Saturday, October 24, 2009

Dragonfly Riffles


As I drove across the county yesterday, I was struck by the amazing combination of cool overcast morning light, the opening salvos of brilliant fall color, and their combined effects through my polarized sunglasses. It felt like I was driving through an impressionist watercolor painting. That visual imprint set the tone for the day and for the images in this post.

I was on my way to find the Rocky River, a small flash stream located some fifteen miles west of here. Recently, I happened upon a small brochure distributed by the Rocky River Heritage Foundation that described the waterway as "37 miles of beautiful pools and riffles resembling a mountain stream" and it seemed worth a short trip to check it out.

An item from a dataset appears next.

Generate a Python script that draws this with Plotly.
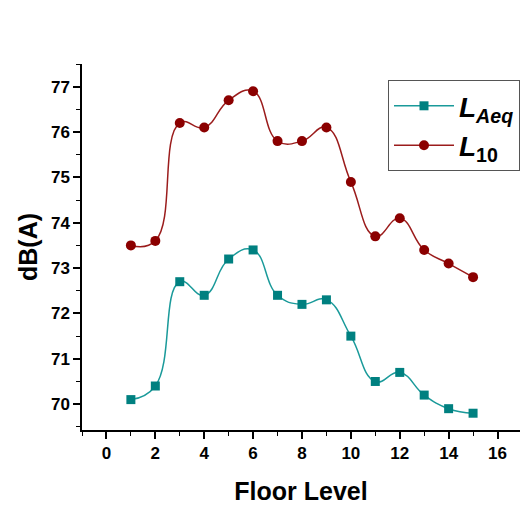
import plotly.graph_objects as go

floors = list(range(1, 16))
laeq = [70.1, 70.4, 72.7, 72.4, 73.2, 73.4, 72.4, 72.2, 72.3, 71.5, 70.5, 70.7, 70.2, 69.9, 69.8]
l10 = [73.5, 73.6, 76.2, 76.1, 76.7, 76.9, 75.8, 75.8, 76.1, 74.9, 73.7, 74.1, 73.4, 73.1, 72.8]

x_ticks = list(range(0, 17, 2))
y_ticks = list(range(70, 78))

fig = go.Figure()
fig.add_trace(go.Scatter(
    x=floors, y=laeq, mode="lines+markers",
    name="<b><i>L</i></b><sub><b><i>Aeq</i></b></sub>",
    line=dict(color="#1a9a9a", width=1.5, shape="spline", smoothing=1.3),
    marker=dict(symbol="square", size=9, color="#008080"),
))
fig.add_trace(go.Scatter(
    x=floors, y=l10, mode="lines+markers",
    name="<b><i>L</i></b><sub><b>10</b></sub>",
    line=dict(color="#9b1c1c", width=1.5, shape="spline", smoothing=1.3),
    marker=dict(symbol="circle", size=10, color="#8b0000"),
))

axis_font = dict(family="Liberation Sans, Arial", size=17, color="black", weight="bold")
fig.update_layout(
    width=523, height=508,
    margin=dict(l=82, r=3, t=64, b=78),
    plot_bgcolor="white", paper_bgcolor="white",
    font=dict(family="Liberation Sans, Arial", color="black"),
    xaxis=dict(
        range=[-1, 16.92], tickvals=x_ticks, showgrid=False, zeroline=False,
        showline=True, linecolor="black", linewidth=1.5,
        ticks="outside", ticklen=7, tickwidth=1.5, tickcolor="black",
        minor=dict(dtick=1, ticks="outside", ticklen=4, tickwidth=1.2, tickcolor="black"),
        tickfont=axis_font,
        title=dict(text="Floor Level", font=dict(size=25, weight="bold"), standoff=20),
    ),
    yaxis=dict(
        range=[69.43, 77.5], tickvals=y_ticks, showgrid=False, zeroline=False,
        showline=True, linecolor="black", linewidth=1.5,
        ticks="outside", ticklen=7, tickwidth=1.5, tickcolor="black",
        minor=dict(dtick=0.5, ticks="outside", ticklen=4, tickwidth=1.2, tickcolor="black"),
        tickfont=axis_font,
        title=dict(text="dB(A)", font=dict(size=25, weight="bold"), standoff=6),
    ),
    legend=dict(
        x=1.0, y=0.956, xanchor="right", yanchor="top",
        bordercolor="#555555", borderwidth=1, bgcolor="white",
        font=dict(size=28, color="black"), itemwidth=60,
        tracegroupgap=2,
    ),
)
fig.write_html("out.html")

Knowing nothing about the river, I chose to visit a section called Dragonfly Riffles, both because it was easily accessed from a state road and because the name spoke to me. Dragonfly Riffles is so named because the Rocky supposedly has the world’s largest population of the septimus clubtail dragonfly and, despite the lateness of the season, I did happen to see one. Sad to say, while it might be rare, compared to the graceful ultralight damselfly, it's a chunky flying brick.


As the Rocky is a flash river and all of the waterways in the area are very low right now for lack of rain, I expected and found the stretch to be more trickle than riffle. Low flow left lots of shallows and lots of bold green algae growth, not particularly conducive to good fishing, but lovely to look at. Unsure of what I would find, I had brought my 6wt bass rod and, for it's first trip out, my new 2wt.

The 2wt got the work, catching a half-dozen small sunfish, found only in moving water around the occasional tiny plunge pools. There were some larger, deeper sections, but I saw no fish in them, perhaps for lack of oxygen due to no flow and active algae. Overall, I saw no fish larger than 4 or 5 inches and none with bass profiles. Considering the characteristics of the river, I am not surprised.


Despite the absence of any larger fish, I had a delightful morning rock hopping, occasionally wet wading, getting used to the delicate 2wt for upcoming blueline trout opportunities, and generally enjoying the exploration of a pretty little stream on a beautiful fall morning. I'll probably find my way back someday, perhaps when I know the water is up or maybe to check out another stretch of the river.


Or maybe I'll come back just to see more of them flying bricks.


Note: Be sure to click on each of the images to fully appreciate the watercolor effect.

1 comment:

Alan Folger said...

Wow, Mike...
Thoses pictures are too cool. How did you acheive that effect? When I am attempting a landscape and studying an actual scene or reference photograph, I try to "see" exactly the way those photos look! (Which is probably why I am half blind now!) Great work, buddy.